Sources who spoke with ABC News Thursday afternoon said Cohen, who pleaded guilty to eight criminal charges in August, has spoken with Special Counsel Robert Mueller multiple times over the past month, for several hours each time. The sources said the men discussed topics including Trump’s financial and business dealings in Russia and collusion between the Trump campaign and Russian officials — the focus of Mueller’s ongoing investigation.
“Investigators were also interested in knowing…whether Trump or any of his associates discussed the possibility of a pardon with Cohen,” the outlet reported.
Cohen entered into a plea deal with prosecutors from the Southern District of New York last month over eight charges of tax evasion, bank fraud, and campaign finance violations, stemming from several payments he made in the run-up to the 2016 election to women who claim to have had affairs with Trump, in order to keep them quiet. At the time, Cohen testified to a judge that he had made the payments “at the direction of” an “unnamed candidate…for the purpose of influencing [the] election.” The unnamed candidate was presumed to be Trump.
Government cooperation was reportedly not a part of that plea deal, though Cohen’s lawyer, Lanny Davis, immediately told several news outlets that his client was ready to testify against Trump and would refuse a presidential pardon.
Since that time, Cohen has been working with both federal prosecutors in New York and Mueller’s team willingly.
According to the sources who spoke with ABC News, Cohen’s interviews with Mueller over the past month have so far been entirely voluntary, “without any guarantee of leniency from prosecutors.”
Davis praised his client’s willingness to cooperate in a tweet Thursday evening, effectively confirming ABC’s report.
“Good for @michaelcohen212 in providing critical information to the #muellerinvestigation without a cooperation agreement,” he wrote. “No one should question his honesty, veracity or loyalty to his #family and #country over @potus @realdonaldtrump.”
Good for @michaelcohen212 in providing critical information to the #muellerinvestigation without a cooperation agreement.
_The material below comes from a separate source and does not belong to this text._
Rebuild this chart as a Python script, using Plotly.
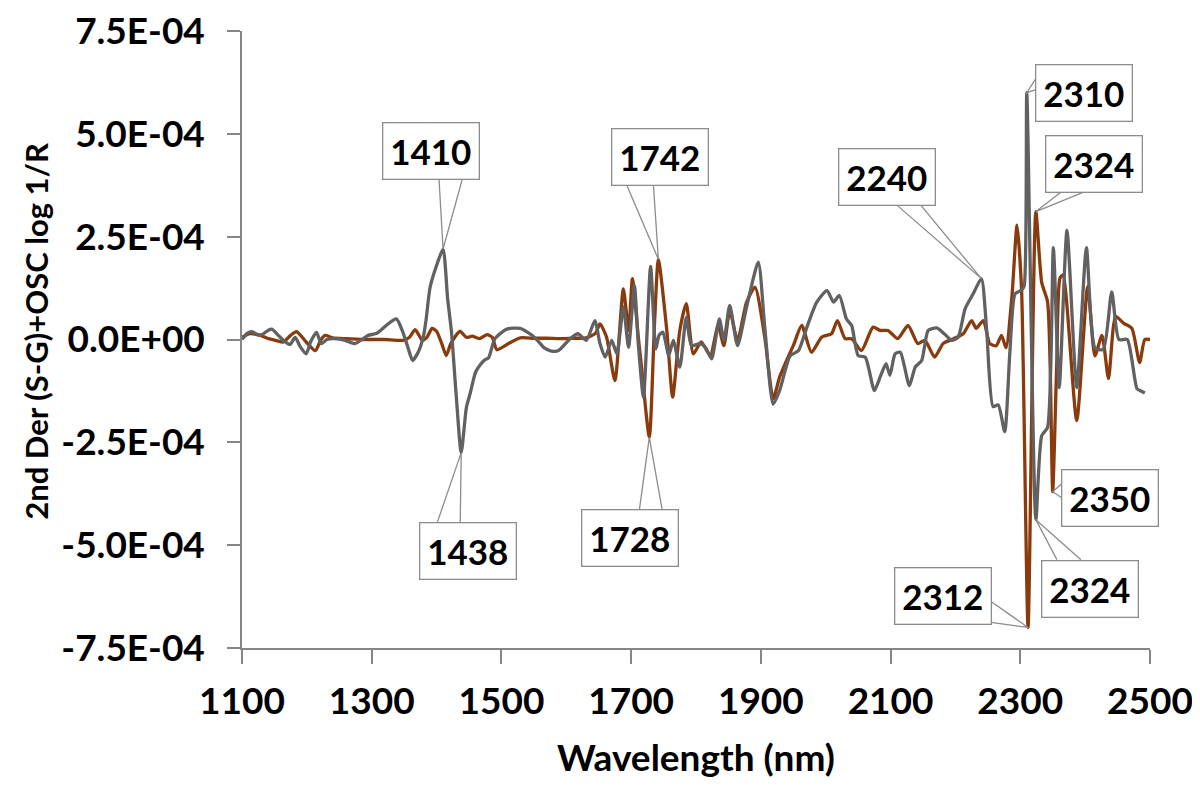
import numpy as np
import plotly.graph_objects as go

# ---------------- data (values in units of 1E-04) ----------------
gray_nm = [1100, 1108, 1115, 1125, 1131, 1140, 1146, 1156, 1165, 1174, 1182, 1190, 1199, 1206, 1215,
           1222, 1231, 1243, 1259, 1274, 1285, 1294, 1308, 1323, 1338, 1348, 1356, 1363, 1372, 1380,
           1384, 1390, 1400, 1410, 1417, 1423, 1430, 1438, 1446, 1452, 1460, 1467, 1474, 1480, 1490,
           1508, 1529, 1549, 1560, 1565, 1577, 1588, 1606, 1618, 1631, 1644, 1652, 1660, 1670, 1678,
           1688, 1696, 1705, 1711, 1719, 1730, 1738, 1743, 1749, 1758, 1765, 1775, 1785, 1793, 1806,
           1815, 1824, 1836, 1843, 1852, 1864, 1878, 1896, 1906, 1919, 1929, 1945, 1958, 1971, 1986,
           2002, 2012, 2021, 2032, 2040, 2050, 2061, 2075, 2084, 2093, 2099, 2107, 2115, 2129, 2138,
           2148, 2158, 2171, 2184, 2194, 2204, 2215, 2228, 2240, 2248, 2258, 2266, 2276, 2284, 2292,
           2302, 2306, 2310, 2324, 2333, 2342, 2351, 2360, 2372, 2387, 2402, 2415, 2428, 2441, 2452,
           2465, 2480, 2486, 2492]
gray_val = [0.0, 0.15, 0.19, 0.11, 0.12, 0.22, 0.25, 0.1, -0.04, -0.12, 0.05, -0.18, -0.35, -0.05, 0.17,
            -0.1, 0.0, 0.02, -0.02, -0.1, 0.0, 0.1, 0.15, 0.35, 0.5, 0.18, -0.2, -0.51, -0.3, 0.1,
            0.5, 1.27, 1.8, 2.2, 1.0, 0.18, -1.3, -2.75, -1.65, -1.3, -0.8, -0.62, -0.5, -0.45, 0.02,
            0.25, 0.27, 0.08, -0.1, -0.19, -0.28, -0.27, 0.02, 0.14, -0.02, 0.46, -0.1, -0.43, -0.02, -0.35,
            0.79, -0.19, 1.31, -0.1, -1.4, 1.78, -0.23, 0.1, 0.18, -0.39, -0.02, -0.67, 0.54, -0.15, -0.1,
            -0.2, -0.47, 0.5, -0.02, 0.83, -0.15, 0.79, 1.88, 0.3, -1.57, -1.24, -0.4, -0.27, 0.3, 0.9,
            1.19, 0.91, 1.07, 0.5, 0.34, -0.39, -0.43, -1.24, -0.91, -0.59, -0.87, -0.35, -0.31, -1.12, -0.67,
            -0.51, 0.22, 0.28, 0.12, -0.02, 0.05, 0.75, 1.13, 1.48, 0.27, -1.63, -1.59, -2.24, -0.29, 1.11,
            1.2, 1.3, 6.0, -4.38, -2.34, -2.14, 2.23, -1.17, 2.65, -1.17, 2.23, -0.2, -0.24, 1.16, 0.0,
            0.0, -1.2, -1.25, -1.3]

brown_nm = [1100, 1112, 1128, 1141, 1152, 1164, 1175, 1184, 1199, 1213, 1222, 1228, 1240, 1260, 1290,
            1320, 1348, 1358, 1367, 1378, 1385, 1393, 1400, 1408, 1415, 1422, 1436, 1446, 1455, 1466,
            1478, 1486, 1493, 1513, 1529, 1550, 1570, 1590, 1610, 1630, 1645, 1652, 1662, 1675, 1688,
            1696, 1702, 1711, 1716, 1728, 1736, 1742, 1755, 1764, 1775, 1785, 1796, 1808, 1822, 1834,
            1843, 1852, 1864, 1878, 1891, 1906, 1919, 1929, 1940, 1950, 1963, 1978, 1994, 2009, 2018,
            2030, 2040, 2055, 2073, 2084, 2096, 2111, 2127, 2142, 2153, 2168, 2181, 2197, 2212, 2225,
            2232, 2243, 2253, 2263, 2271, 2278, 2287, 2295, 2302, 2312, 2324, 2333, 2342, 2346, 2350,
            2356, 2361, 2366, 2387, 2404, 2415, 2426, 2436, 2447, 2459, 2472, 2484, 2492, 2500]
brown_val = [0.05, 0.14, 0.1, 0.02, -0.02, -0.06, 0.1, 0.19, -0.06, -0.27, 0.0, 0.1, 0.04, 0.02, 0.0,
             0.0, -0.02, 0.05, 0.24, -0.02, 0.05, 0.27, 0.2, -0.1, -0.39, -0.1, 0.2, 0.05, 0.08, 0.02,
             0.12, 0.05, -0.25, -0.08, 0.04, 0.03, 0.03, 0.02, 0.03, 0.04, 0.15, 0.38, 0.06, -1.0, 1.23,
             0.22, 1.48, 0.06, -0.67, -2.38, 0.38, 1.95, 0.22, -1.4, 0.22, 0.87, -0.35, -0.06, -0.39, 0.34,
             -0.15, 0.7, -0.02, 0.91, 1.27, 0.06, -1.44, -0.91, -0.5, -0.15, 0.34, -0.31, 0.06, 0.14, 0.46,
             0.02, 0.02, -0.27, 0.3, 0.22, 0.22, 0.02, 0.34, -0.1, -0.02, -0.43, -0.1, 0.02, 0.14, 0.46,
             0.27, 0.46, -0.1, -0.15, 0.1, -0.2, 1.02, 2.78, 1.2, -7.0, 3.11, 1.39, 0.92, -0.6, -3.7,
             -0.7, 1.48, 1.57, -1.97, 1.29, -0.4, 0.1, -0.95, 0.56, 0.4, 0.27, -0.56, 0.0, 0.0]

UNIT = 1e-4
gray_y = np.array(gray_val) * UNIT
brown_y = np.array(brown_val) * UNIT

y_tickvals = [7.5e-4, 5.0e-4, 2.5e-4, 0.0, -2.5e-4, -5.0e-4, -7.5e-4]
y_ticktext = ["7.5E-04", "5.0E-04", "2.5E-04", "0.0E+00", "-2.5E-04", "-5.0E-04", "-7.5E-04"]
x_tickvals = [1100, 1300, 1500, 1700, 1900, 2100, 2300, 2500]

y_title = "2nd Der (S-G)+OSC log 1/R"
x_title = "Wavelength (nm)"

# callouts: (series, wavelength, label)
callouts = [
    ("gray", 1410, "1410"),
    ("gray", 1438, "1438"),
    ("brown", 1742, "1742"),
    ("brown", 1728, "1728"),
    ("gray", 2240, "2240"),
    ("gray", 2310, "2310"),
    ("brown", 2324, "2324"),
    ("brown", 2350, "2350"),
    ("gray", 2324, "2324"),
    ("brown", 2312, "2312"),
]
# layout of each callout: box-centre offset and wedge base points (screen px, y down)
callout_layout = [
    ((-12, -98), (-4, -69), (19, -69)),
    ((7, 98), (-24, 70), (-1, 70)),
    ((2, -102), (-32, -75), (-5, -75)),
    ((-19, 101), (-10, 73), (13, 73)),
    ((-94, -102), (-85, -74), (-61, -74)),
    ((57, 0), (9, -14), (9, -3)),
    ((58, -48), (26, -20), (49, -20)),
    ((57, 6), (9, -8), (9, 6)),
    ((54, 69), (21, 40), (45, 40)),
    ((-85, -31), (-37, -26), (-37, -5)),
]

GRAY = "#616161"
BROWN = "#8a3b0e"
AXIS = "#868686"
FONT = "Lato"

fig = go.Figure()
fig.add_trace(go.Scatter(x=brown_nm, y=brown_y, mode="lines",
                         line=dict(color=BROWN, width=3.3, shape="spline", smoothing=0.6),
                         showlegend=False, hoverinfo="skip"))
fig.add_trace(go.Scatter(x=gray_nm, y=gray_y, mode="lines",
                         line=dict(color=GRAY, width=3.3, shape="spline", smoothing=0.6),
                         showlegend=False, hoverinfo="skip"))

series = {"gray": (gray_nm, gray_y), "brown": (brown_nm, brown_y)}
annotations = []
shapes = []
for (s, wl, label), (off, b1, b2) in zip(callouts, callout_layout):
    xs, ys = series[s]
    tip_y = float(ys[list(xs).index(wl)])
    annotations.append(dict(
        x=wl, y=tip_y, xref="x", yref="y", text=label, showarrow=True,
        ax=off[0], ay=off[1], arrowcolor="rgba(0,0,0,0)", arrowwidth=0.1, arrowhead=0,
        font=dict(family=FONT, size=35, color="black", weight="bold"),
        bgcolor="white", bordercolor="#8c8c8c", borderwidth=1.3, borderpad=2,
        width=91, height=51, align="center", valign="middle"))
    shapes.append(dict(
        type="path", xref="x", yref="y", xsizemode="pixel", ysizemode="pixel",
        xanchor=wl, yanchor=tip_y,
        path=f"M {b1[0]},{-b1[1]} L 0,0 L {b2[0]},{-b2[1]}",
        line=dict(color="#8c8c8c", width=1.3), layer="above"))

# y-axis title as a rotated annotation for exact placement
annotations.append(dict(
    text=y_title, textangle=-90, xref="paper", yref="paper", x=-0.2269, y=0.514,
    xanchor="center", yanchor="middle", showarrow=False,
    font=dict(family=FONT, size=31, color="black", weight="bold")))

# the page body adds an 8 px margin, so the figure is sized/offset to compensate
fig.update_layout(
    width=1192, height=771,
    margin=dict(l=234, r=50, t=23, b=131),
    paper_bgcolor="white", plot_bgcolor="white",
    annotations=annotations, shapes=shapes,
    font=dict(family=FONT, color="black"),
)
fig.update_xaxes(
    range=[1100, 2500], tickvals=x_tickvals, automargin=False, ticklabeloverflow="allow",
    showgrid=False, zeroline=False, showline=True, linecolor=AXIS, linewidth=1.5,
    ticks="outside", ticklen=14, tickcolor=AXIS, tickwidth=1.5,
    tickfont=dict(family=FONT, size=37, color="black", weight="bold"),
    ticklabelstandoff=6,
    title=dict(text=x_title, font=dict(family=FONT, size=37, color="black", weight="bold"),
               standoff=32),
)
fig.update_yaxes(
    range=[-7.5e-4, 7.5e-4], tickvals=y_tickvals, ticktext=y_ticktext, automargin=False,
    ticklabeloverflow="allow",
    showgrid=False, zeroline=False, showline=True, linecolor=AXIS, linewidth=1.5,
    ticks="outside", ticklen=13, tickcolor=AXIS, tickwidth=1.5,
    tickfont=dict(family=FONT, size=37, color="black", weight="bold"),
    ticklabelstandoff=15,
)

fig.write_html("out.html")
No one should question his honesty, veracity or loyalty to his #family and #country over @potus @realdonaldtrump
— Lanny Davis (@LannyDavis) September 21, 2018
Trump has said previously that he believes “flipping,” or working with prosecutors in exchange for more lenient sentencing, should be “illegal.”
“You know… people make up stories,” Trump said, in an interview with Fox & Friends‘ Ainsley Earhardt last month. “This whole thing about flipping, they call it, I know all about flipping. Thirty, 40 years I have been watching flippers. Everything is wonderful and then they get 10 years in jail and they flip on whoever the next highest one is or as high as you can go. It almost ought to be outlawed.”
Speaking specifically of Cohen, he added, “If somebody defrauded a bank and he is going to get 10 years in jail or 20 years in jail, but… you can say something bad about Donald Trump and you will go down to two years or three years… most people are going to do that. And I have seen it many times. I have had many friends involved in this stuff. It’s called flipping and it almost ought to be illegal.”
Trump previously said in April that Cohen would not “flip” on him.
Cohen’s decision to work with Mueller comes at a tenuous moment for the president, as his former campaign manager, Paul Manafort, recently pleaded guilty to 10 criminal counts — including conspiracy against the United States and obstruction of justice — related to an earlier trial in Virginia, during which he was convicted on eight counts of financial fraud. He has agreed to cooperate with Mueller’s team in exchange for a lesser sentence.
Trump is also facing an investigation into his former charitable organization, the Trump Foundation, over allegations of financial fraud and additional campaign finance violations. Cohen is also cooperating with prosecutors in that probe.